Even cluster software can fail, especially in the case of a major disaster affecting the cluster infrastructure. For example, a campus cluster where all the nodes are located within a few kilometers may be subject to a major earthquake, knocking out utilities or otherwise affecting its operation. To protect against this possibility, most enterprises deploy a multifaceted solution to ensure continuous service availability.

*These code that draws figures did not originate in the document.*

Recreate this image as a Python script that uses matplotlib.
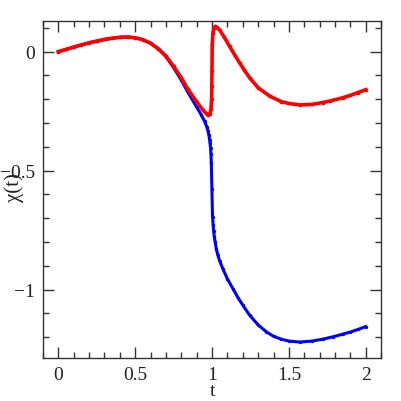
import matplotlib
matplotlib.use("Agg")
import matplotlib.pyplot as plt
from matplotlib.ticker import MultipleLocator

# values
t_blue = [0.0, 0.05, 0.1, 0.15, 0.2, 0.25, 0.3, 0.35, 0.4, 0.45, 0.5, 0.55,
          0.6, 0.65, 0.7, 0.75, 0.8, 0.842, 0.9, 0.93, 0.951, 0.965, 0.973,
          0.979, 0.984, 0.987, 0.99, 0.993, 0.995, 0.999, 1.003, 1.007, 1.01,
          1.015, 1.02, 1.028, 1.038, 1.05, 1.07, 1.1, 1.136, 1.17, 1.2, 1.244,
          1.3, 1.353, 1.4, 1.45, 1.5, 1.57, 1.65, 1.72, 1.787, 1.85, 1.9,
          1.95, 2.0]
chi_blue = [0.0, 0.009, 0.019, 0.028, 0.037, 0.044, 0.051, 0.056, 0.060,
            0.061, 0.058, 0.050, 0.035, 0.012, -0.021, -0.068, -0.120,
            -0.170, -0.233, -0.266, -0.292, -0.315, -0.332, -0.350, -0.370,
            -0.386, -0.403, -0.432, -0.466, -0.577, -0.693, -0.73, -0.752,
            -0.78, -0.80, -0.83, -0.856, -0.88, -0.912, -0.955, -0.996,
            -1.035, -1.065, -1.107, -1.148, -1.177, -1.196, -1.208, -1.216,
            -1.220, -1.216, -1.208, -1.198, -1.187, -1.178, -1.167, -1.155]

t_red = [0.0, 0.05, 0.1, 0.15, 0.2, 0.25, 0.3, 0.35, 0.4, 0.45, 0.5, 0.55,
         0.6, 0.65, 0.7, 0.75, 0.8, 0.842, 0.9, 0.94, 0.96, 0.975, 0.986,
         0.993, 0.997, 0.9985, 0.9995, 1.001, 1.006, 1.013, 1.021, 1.035,
         1.05, 1.08, 1.114, 1.15, 1.179, 1.21, 1.244, 1.3, 1.375, 1.45, 1.5,
         1.57, 1.65, 1.72, 1.765, 1.85, 1.9, 1.95, 2.0]
chi_red = [0.0, 0.009, 0.019, 0.028, 0.037, 0.044, 0.051, 0.056, 0.060,
           0.061, 0.058, 0.050, 0.035, 0.012, -0.019, -0.062, -0.110,
           -0.157, -0.211, -0.245, -0.259, -0.268, -0.262, -0.24, -0.2,
           -0.145, -0.082, 0.029, 0.080, 0.100, 0.106, 0.101, 0.090, 0.060,
           0.022, -0.017, -0.047, -0.078, -0.110, -0.152, -0.187, -0.210,
           -0.218, -0.224, -0.222, -0.214, -0.208, -0.194, -0.184, -0.172,
           -0.160]

plt.rcParams['font.family'] = ['Liberation Serif', 'DejaVu Serif']

fig = plt.figure(figsize=(4.02, 4.02), dpi=100)
ax = fig.add_axes([0.107, 0.107, 0.841, 0.838])

ax.plot(t_blue, chi_blue, '-', color='blue', lw=2.2, marker='o', ms=2.4,
        markeredgewidth=0)
ax.plot(t_red, chi_red, '-', color='red', lw=2.6, marker='o', ms=2.6,
        markeredgewidth=0)

ax.set_xlim(-0.1, 2.1)
ax.set_ylim(-1.287, 0.128)

ax.xaxis.set_minor_locator(MultipleLocator(0.1))
ax.yaxis.set_minor_locator(MultipleLocator(0.1))
ax.set_xticks([0, 0.5, 1, 1.5, 2])
ax.set_xticklabels(['0', '0.5', '1', '1.5', '2'])
ax.set_yticks([-1, -0.5, 0])
ax.set_yticklabels(['\u22121', '\u22120.5', '0'])

ax.tick_params(which='both', direction='in', top=True, right=True,
               color='#333333', width=1.0, labelsize=14, labelcolor='#222222')
ax.tick_params(which='major', length=8, pad=6)
ax.tick_params(which='minor', length=4.3)
for s in ax.spines.values():
    s.set_color('#333333')
    s.set_linewidth(1.0)

ax.set_xlabel('t', fontsize=14, color='#222222')
ax.set_ylabel('\u03c7(t)', fontsize=15, color='#222222')
ax.xaxis.set_label_coords(0.5, -0.11)
ax.xaxis.label.set_va('baseline')
ax.yaxis.set_label_coords(-0.056, 0.51)

fig.savefig('out.png', dpi=100)
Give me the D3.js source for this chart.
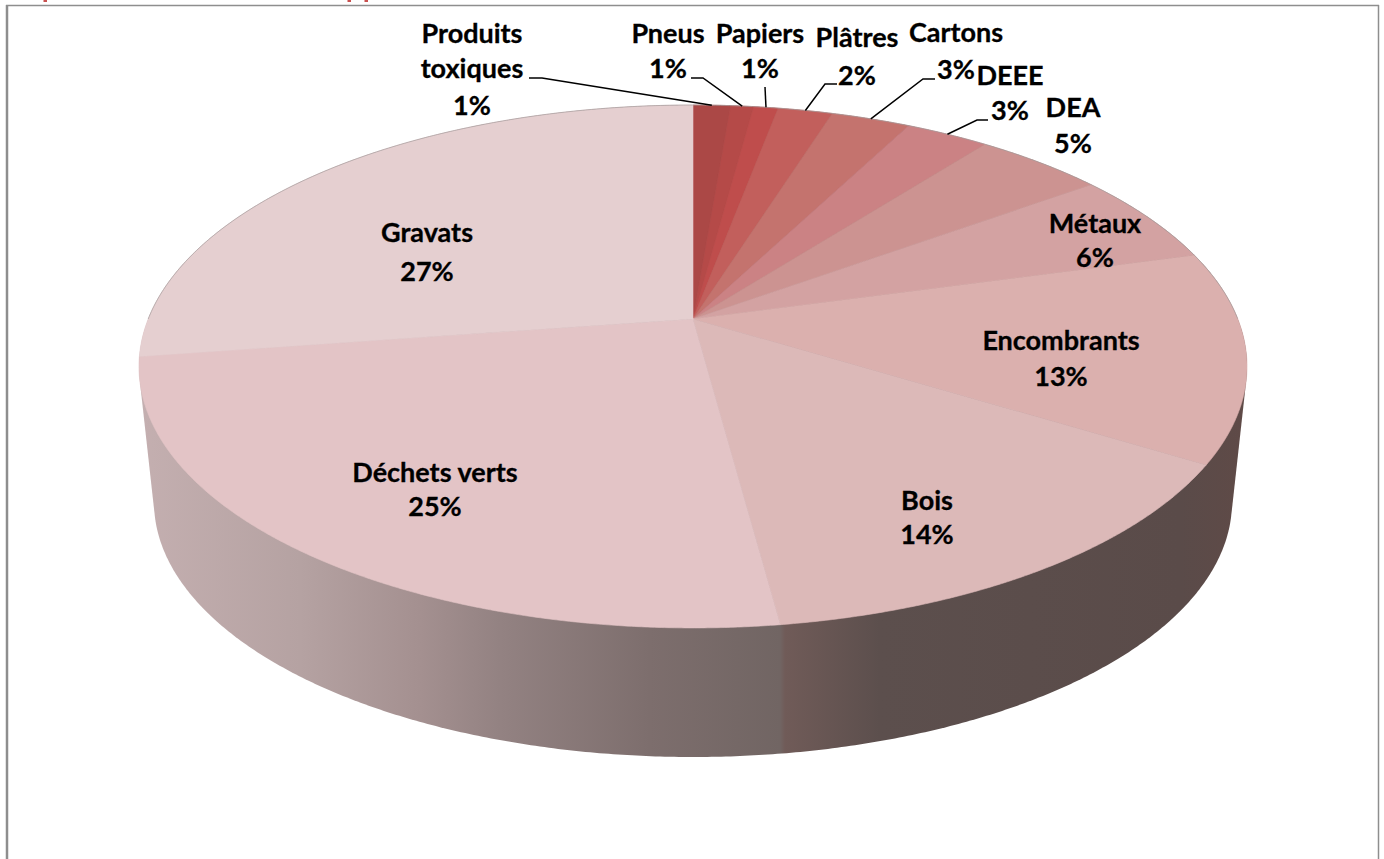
<!DOCTYPE html>
<html lang="fr"><head><meta charset="utf-8">
<script src="https://cdn.jsdelivr.net/npm/d3@7/dist/d3.min.js"></script>
<style>html,body{margin:0;padding:0;background:#fff;overflow:hidden}
text{font-family:Lato,"Open Sans",sans-serif;font-weight:700;fill:#000;stroke:#000;stroke-width:0.3;text-anchor:middle}</style>
</head><body><svg id="c" width="1384" height="859"></svg>
<script>
// --- data
const categories = ["Produits toxiques","Pneus","Papiers","Plâtres","Cartons","DEEE","DEA","Métaux","Encombrants","Bois","Déchets verts","Gravats"];
const values = [1.3,0.8,0.85,1.9,2.75,2.9,4.5,5.75,13.0,14.15,24.8,27.3];
const colors = ["#ab4846","#b54a48","#bf4d4c","#c25f5c","#c4736e","#cb8284","#cc9391","#d3a2a2","#dbb0ae","#dcb9b8","#e3c4c6","#e5cfd0"];
const labelLines = [["Produits","toxiques"],["Pneus"],["Papiers"],["Plâtres"],["Cartons"],["DEEE"],["DEA"],["Métaux"],["Encombrants"],["Bois"],["Déchets verts"],["Gravats"]];

// --- layout
const labelX = [472,668,760,857,956,1010,1073,1095,1061,927,435,427];
const labelY = [[43,78,115],[43,78],[43,78],[47,85],[42,79],[85,120],[117,153],[233,267],[350,386],[510,544],[482,516],[242,281]];
const leaderPts = {0:[[529,78],[542,78]],1:[[691,78],[703,78]],2:[[765,87]],3:[[837,84],[825,84]],4:[[935,79],[923,79]],5:[[988,120],[977,120]]};
const fontSize = 27;
const clippedTitleMarks = [43.5,347.5,364.5];

const apex = {x:693,y:319}, k = -0.1816, A = 544.8, B = 194.9;
const project = t => { const u=Math.sin(t), v=-Math.cos(t), w=1+k*v; return [apex.x+A*u/w,(apex.y+B*v)/w]; };
const svg = d3.select("#c");
const line = d3.line();

// wall gradient
const defs = svg.append("defs");
const gradX = d3.scaleLinear().domain([0,1384]).range([0,1]);
const wallStops = [[140,"#c4afb0"],[300,"#b5a2a2"],[420,"#a49090"],[500,"#938282"],[650,"#7d6e6d"],[780,"#716563"],[785,"#705b58"],[880,"#5c4f4d"],[1180,"#5a4b49"],[1245,"#5f4a47"]];
defs.append("linearGradient").attr("id","wall").attr("gradientUnits","userSpaceOnUse")
  .attr("x1",0).attr("x2",1384).attr("y1",0).attr("y2",0)
  .selectAll("stop").data(wallStops).join("stop")
  .attr("offset",d=>gradX(d[0])).attr("stop-color",d=>d[1]);

// frame
svg.append("g").attr("stroke","#8e8e8e").selectAll("line")
  .data([[7,5,7,859,2.5],[6,5.5,1379,5.5,1.5],[1378.5,5,1378.5,859,1.5]]).join("line")
  .attr("x1",d=>d[0]).attr("y1",d=>d[1]).attr("x2",d=>d[2]).attr("y2",d=>d[3]).attr("stroke-width",d=>d[4]);

// side wall = hull of the top rim and the lower rim
const tau = 2*Math.PI, samples = d3.range(0,tau,tau/720);
const rim = samples.map(project);
const lower = samples.map(t=>[693+539*Math.sin(t),502-255*Math.cos(t)]);
svg.append("path").attr("d",line(d3.polygonHull(rim.concat(lower)))+"Z").attr("fill","url(#wall)");

// top slices
const arcs = d3.pie().sort(null).value(d=>d)(values);
const slicePath = d => {
  const n = Math.max(2,Math.ceil((d.endAngle-d.startAngle)/0.005));
  const pts = d3.range(n+1).map(i=>project(d.startAngle+(d.endAngle-d.startAngle)*i/n));
  return line([[apex.x,apex.y],...pts])+"Z";
};
svg.append("g").selectAll("path").data(arcs).join("path")
  .attr("d",slicePath).attr("fill",(d,i)=>colors[i]).attr("stroke",(d,i)=>colors[i]).attr("stroke-width",0.6);

// soft grey rim on the far edge
svg.append("path").attr("d",line(d3.range(-Math.PI/2,Math.PI/2,0.01).map(project)))
  .attr("fill","none").attr("stroke","#a8a0a0").attr("stroke-width",1).attr("opacity",0.7);

// leaders
svg.append("g").selectAll("path").data(Object.keys(leaderPts)).join("path")
  .attr("d",i=>{const a=arcs[+i];return line([...leaderPts[i],project((a.startAngle+a.endAngle)/2)]);})
  .attr("fill","none").attr("stroke","#000").attr("stroke-width",1.5);

// labels
const pct = d3.format(".0%");
const g = svg.append("g").attr("font-size",fontSize);
categories.forEach((c,i)=>{
  const lines = labelLines[i].concat(pct(Math.round(values[i])/100));
  lines.forEach((t,j)=>g.append("text").attr("x",labelX[i]).attr("y",labelY[i][j]).text(t));
});

// the title is cut off above the picture and unreadable: only small red marks of it remain
svg.append("g").selectAll("rect").data(clippedTitleMarks).join("rect")
  .attr("x",d=>d).attr("y",0).attr("width",3.5).attr("height",2).attr("fill","#c9504f");
</script></body></html>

People, Processes, and Products
Campus clusters are one of the best examples where people, processes, and products must work together for the solution to deliver its maximum benefits. The entire integrated stack of products, from servers and storage subsystems to the operating environment and clustering software, forms only the base of a highly available campus cluster infrastructure. Well-trained, dedicated people must then administer the infrastructure. Processes that cover all aspects of disaster prevention and recovery must be in place. A well-prepared enterprise not only deploys a comprehensive solution, it verifies its processes, trains its staff, and tests the technologies regularly (at least annually). When personnel are trained, best practices implemented, and sound technologies deployed, companies can deliver the high levels of service continuity required to remain competitive in today's economy.
SunPlex Environment
Built around the Sun Cluster 3.0 solution, the Solaris™ Operating Environment (Solaris OE), and Sun™ server, storage, and network connectivity products, the SunPlex environment helps increase business service levels while decreasing the costs and risks of managing complex enterprise networks. Through the SunPlex environment, devices, file systems, and networks can operate seamlessly across a tightly coupled pool of resources, making it easy to deploy extended or campus clusters without changing the underlying infrastructure or applications. A campus cluster based on Sun Cluster 3.0 software is a cluster where nodes are separated by distance in at least two sites.
Sun Cluster 3.0 software is designed to protect against single hardware or software failures such as node crashes or service interruptions. For greater reliability and performance, Sun Cluster 3.0 software is tightly integrated with the Solaris OE. This integration speeds up error detection time and makes the whole software stack more robust.
Depending on the failure, Sun Cluster 3.0 software either fails over the affected services to another node in the cluster or tries to restart them. In either case, the software's highest priority is to maintain data integrity regardless of what happens. This requirement drives the layout of the infrastructure and all of the algorithms in the product. This requirement is the reason why in certain disaster scenarios it might be necessary to initiate recovery procedures manually, in order not to jeopardize data integrity.
Standard monitoring agents are available for many best-of-breed databases and ERP applications. Agents for other services can be developed and deployed using either sophisticated APIs or easy-to-use utilities such as the SunPlex Agent Builder tool.
The Sun Cluster 3.0 software framework and associated algorithms do not change when deployed in a campus cluster. Service availability with data integrity is the primary goal. Depending on the actual requirements, the Sun Cluster 3.0 solution can form an excellent base for a disaster recovery solution, especially when combined with additional technologies, trained personnel, and well-developed management processes.